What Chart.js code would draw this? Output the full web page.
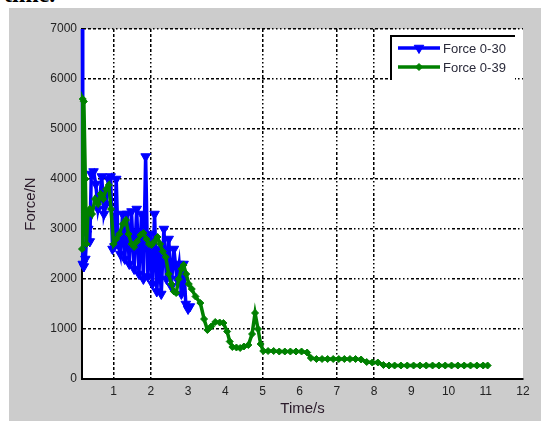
<!DOCTYPE html>
<html>
<head>
<meta charset="utf-8">
<title>Force vs time</title>
<script src="https://cdn.jsdelivr.net/npm/chart.js@4/dist/chart.umd.min.js"></script>
<style>
  html, body { margin: 0; padding: 0; background: #fff; }
  body { width: 548px; height: 421px; position: relative; overflow: hidden; }
  .cut-text {
    position: absolute; left: 4px; top: -19px;
    font: bold 24px "Liberation Serif", "DejaVu Serif", serif; color: #000;
  }
  #wrap { position: absolute; left: 0; top: 0; width: 548px; height: 421px; }
</style>
</head>
<body>
<div class="cut-text">time.</div>
<div id="wrap"><canvas id="forceChart" width="548" height="421"></canvas></div>
<script>
// ---- data ----
const seriesLabels = ['Force 0-30', 'Force 0-39'];

const timeA = [0.16, 0.17, 0.2, 0.24, 0.28, 0.32, 0.36, 0.4, 0.46, 0.52, 0.58, 0.63, 0.68, 0.74, 0.8,
  0.86, 0.92, 0.97, 1.02, 1.07, 1.12, 1.18, 1.24, 1.3, 1.36, 1.42, 1.48, 1.55, 1.62, 1.68, 1.75, 1.8,
  1.86, 1.92, 1.98, 2.04, 2.1, 2.16, 2.22, 2.28, 2.35, 2.42, 2.48, 2.55, 2.62, 2.7, 2.76, 2.82, 2.88,
  2.94, 3.0, 3.05];
const forceA = [7500, 2300, 2250, 2400, 2900, 3000, 2750, 4100, 4150, 3900, 3400, 3600, 4050, 3300, 3500,
  4000, 4050, 2600, 2650, 4000, 2700, 2500, 3300, 2400, 3300, 2300, 3350, 2200, 3400, 2100, 3300, 2000,
  4450, 2050, 2900, 1900, 3300, 1750, 2600, 1700, 3000, 2000, 2800, 1850, 2600, 2000, 2300, 1700, 2300,
  1500, 1400, 1450];

const timeB = [0.15, 0.17, 0.2, 0.24, 0.27, 0.31, 0.36, 0.42, 0.5, 0.58, 0.65, 0.72, 0.8, 0.87, 0.93,
  1.0, 1.07, 1.15, 1.25, 1.33, 1.4, 1.48, 1.55, 1.63, 1.72, 1.8, 1.88, 1.95, 2.02, 2.1, 2.18, 2.25,
  2.32, 2.4, 2.48, 2.55, 2.62, 2.68, 2.75, 2.82, 2.88, 2.95, 3.02, 3.1, 3.2, 3.33, 3.43, 3.52, 3.62,
  3.73, 3.85, 3.95, 4.05, 4.12, 4.19, 4.3, 4.4, 4.5, 4.62, 4.72, 4.8, 4.88, 4.95, 5.02, 5.15, 5.3,
  5.45, 5.6, 5.75, 5.9, 6.05, 6.2, 6.3, 6.45, 6.6, 6.75, 6.9, 7.05, 7.2, 7.35, 7.5, 7.65, 7.8, 7.95,
  8.1, 8.25, 8.4, 8.55, 8.72, 8.89, 9.06, 9.23, 9.4, 9.57, 9.74, 9.91, 10.08, 10.25, 10.42, 10.59,
  10.76, 10.93, 11.05];
const forceB = [2600, 5600, 5550, 4000, 2700, 3300, 3400, 3300, 3600, 3500, 3700, 3600, 3800, 3880, 3400,
  2700, 2800, 2900, 3100, 3180, 2900, 2700, 2640, 2750, 2880, 2920, 2800, 2700, 2680, 2750, 2840, 2700,
  2550, 2440, 2100, 1900, 1750, 1720, 2000, 2200, 2280, 2100, 1900, 1800, 1650, 1520, 1200, 980, 1050,
  1140, 1130, 1120, 950, 750, 640, 630, 620, 650, 680, 900, 1320, 1000, 700, 560, 560, 560,
  550, 550, 550, 550, 550, 530, 420, 400, 400, 400, 400, 400, 400, 400, 400, 390, 340, 330,
  330, 280, 270, 270, 270, 270, 270, 270, 270, 270, 270, 270, 270, 270, 270, 270,
  270, 270, 270];

const xTickValues = [1, 2, 3, 4, 5, 6, 7, 8, 9, 10, 11, 12];
const xGridShown = [1, 2, 5, 7, 8];   // only these vertical grid lines survive in the scan
const yMin = 0, yMax = 7000, yStep = 1000;
const xMin = 0.15, xMax = 12;

const GRID_DASH = [3, 2, 3, 2, 3, 2, 3, 2, 3, 2, 1.5, 2.5, 1.5, 2.5, 1.5, 2.5, 1.5, 2.5];
const LABEL_FONT = { family: 'Liberation Sans, Arial, sans-serif', size: 12 };
const TITLE_FONT = { family: 'Liberation Sans, Arial, sans-serif', size: 15 };

const toPoints = (xs, ys) => xs.map((x, i) => ({ x, y: ys[i] }));

// gray figure + white axes background
const backgroundPlugin = {
  id: 'figureBackground',
  beforeDraw(chart) {
    const { ctx, chartArea: a } = chart;
    ctx.save();
    ctx.fillStyle = '#cccccc';
    ctx.fillRect(9, 8, 532, 413);
    ctx.fillStyle = '#ffffff';
    ctx.fillRect(a.left, a.top, a.right - a.left, a.bottom - a.top);
    ctx.restore();
  }
};

// matlab-style boxed legend in the top-right corner
const legendBoxPlugin = {
  id: 'legendBox',
  afterDraw(chart) {
    const { ctx } = chart;
    const box = { x: 391, y: 36, w: 124, h: 44 };
    ctx.save();
    ctx.fillStyle = '#fff';
    ctx.fillRect(box.x, box.y, box.w, box.h);
    ctx.strokeStyle = '#000';
    ctx.lineWidth = 2;
    ctx.beginPath();
    ctx.moveTo(box.x, box.y + box.h);
    ctx.lineTo(box.x, box.y);
    ctx.lineTo(box.x + box.w, box.y);
    ctx.stroke();

    chart.data.datasets.forEach((ds, i) => {
      const cy = box.y + 12 + i * 19;
      ctx.strokeStyle = ds.borderColor;
      ctx.lineWidth = 3.5;
      ctx.beginPath();
      ctx.moveTo(box.x + 7, cy);
      ctx.lineTo(box.x + 49, cy);
      ctx.stroke();
      ctx.fillStyle = ds.backgroundColor;
      ctx.lineWidth = 1;
      Chart.helpers.drawPoint(ctx, {
        pointStyle: ds.pointStyle,
        rotation: ds.pointRotation || 0,
        radius: ds.pointRadius,
        borderWidth: 1
      }, box.x + 28, cy);
      ctx.fillStyle = '#2a2a3a';
      ctx.font = '13px "Liberation Sans", Arial, sans-serif';
      ctx.textBaseline = 'middle';
      ctx.textAlign = 'left';
      ctx.fillText(ds.label, box.x + 52, cy + 1);
    });
    ctx.restore();
  }
};

const ctx = document.getElementById('forceChart').getContext('2d');

new Chart(ctx, {
  type: 'line',
  data: {
    datasets: [
      {
        label: seriesLabels[0],
        data: toPoints(timeA, forceA),
        borderColor: '#0000ff',
        backgroundColor: '#0000ff',
        borderWidth: 3.5,
        pointStyle: 'triangle',
        pointRotation: 180,
        pointRadius: 5.5,
        pointBorderWidth: 1,
        tension: 0,
        order: 1,
        clip: { left: 8, top: 0, right: 0, bottom: 0 }
      },
      {
        label: seriesLabels[1],
        data: toPoints(timeB, forceB),
        borderColor: '#008000',
        backgroundColor: '#008000',
        borderWidth: 3.5,
        pointStyle: 'rectRot',
        pointRadius: 3.5,
        pointBorderWidth: 1,
        tension: 0,
        order: 0,
        clip: { left: 8, top: 0, right: 0, bottom: 0 }
      }
    ]
  },
  options: {
    responsive: false,
    animation: false,
    layout: { padding: { left: 0, right: 25, top: 29, bottom: 0 } },
    plugins: {
      legend: { display: false },
      tooltip: { enabled: false }
    },
    scales: {
      x: {
        type: 'linear',
        min: xMin,
        max: xMax,
        afterBuildTicks: (scale) => { scale.ticks = xTickValues.map(v => ({ value: v })); },
        afterFit: (scale) => { scale.height = 42; },
        grid: {
          color: (c) => (c.tick && xGridShown.includes(c.tick.value)) ? '#000' : 'rgba(0,0,0,0)',
          lineWidth: 1.5,
          drawTicks: false
        },
        border: { display: true, color: '#000', width: 2, dash: GRID_DASH },
        ticks: { color: '#222', font: LABEL_FONT, padding: 5, maxRotation: 0, callback: (v) => String(v) },
        title: { display: true, text: 'Time/s', color: '#2a1a2a', font: TITLE_FONT, padding: { top: 0, bottom: 3 } }
      },
      y: {
        min: yMin,
        max: yMax,
        afterFit: (scale) => { scale.width = 82; },
        ticks: { stepSize: yStep, color: '#222', font: LABEL_FONT, padding: 5, callback: (v) => String(v) },
        grid: {
          color: (c) => (c.tick && c.tick.value > 0) ? '#000' : 'rgba(0,0,0,0)',
          lineWidth: 1.5,
          drawTicks: false
        },
        border: { display: true, color: '#000', width: 2, dash: GRID_DASH },
        title: { display: true, text: 'Force/N', color: '#2a1a2a', font: TITLE_FONT, padding: { top: 22, bottom: 0 } }
      }
    }
  },
  plugins: [backgroundPlugin, legendBoxPlugin]
});
</script>
</body>
</html>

» WHAT YOU WILL DO:
Up to and including the line containing "1500, 1400, 1450];", repeat every line from the start of the data, but none of the pictures.

» PROBLEM SOLUTION:
What Chart.js code would draw this? Output the full web page.
<!DOCTYPE html>
<html>
<head>
<meta charset="utf-8">
<title>Force vs time</title>
<script src="https://cdn.jsdelivr.net/npm/chart.js@4/dist/chart.umd.min.js"></script>
<style>
  html, body { margin: 0; padding: 0; background: #fff; }
  body { width: 548px; height: 421px; position: relative; overflow: hidden; }
  .cut-text {
    position: absolute; left: 4px; top: -19px;
    font: bold 24px "Liberation Serif", "DejaVu Serif", serif; color: #000;
  }
  #wrap { position: absolute; left: 0; top: 0; width: 548px; height: 421px; }
</style>
</head>
<body>
<div class="cut-text">time.</div>
<div id="wrap"><canvas id="forceChart" width="548" height="421"></canvas></div>
<script>
// ---- data ----
const seriesLabels = ['Force 0-30', 'Force 0-39'];

const timeA = [0.16, 0.17, 0.2, 0.24, 0.28, 0.32, 0.36, 0.4, 0.46, 0.52, 0.58, 0.63, 0.68, 0.74, 0.8,
  0.86, 0.92, 0.97, 1.02, 1.07, 1.12, 1.18, 1.24, 1.3, 1.36, 1.42, 1.48, 1.55, 1.62, 1.68, 1.75, 1.8,
  1.86, 1.92, 1.98, 2.04, 2.1, 2.16, 2.22, 2.28, 2.35, 2.42, 2.48, 2.55, 2.62, 2.7, 2.76, 2.82, 2.88,
  2.94, 3.0, 3.05];
const forceA = [7500, 2300, 2250, 2400, 2900, 3000, 2750, 4100, 4150, 3900, 3400, 3600, 4050, 3300, 3500,
  4000, 4050, 2600, 2650, 4000, 2700, 2500, 3300, 2400, 3300, 2300, 3350, 2200, 3400, 2100, 3300, 2000,
  4450, 2050, 2900, 1900, 3300, 1750, 2600, 1700, 3000, 2000, 2800, 1850, 2600, 2000, 2300, 1700, 2300,
  1500, 1400, 1450];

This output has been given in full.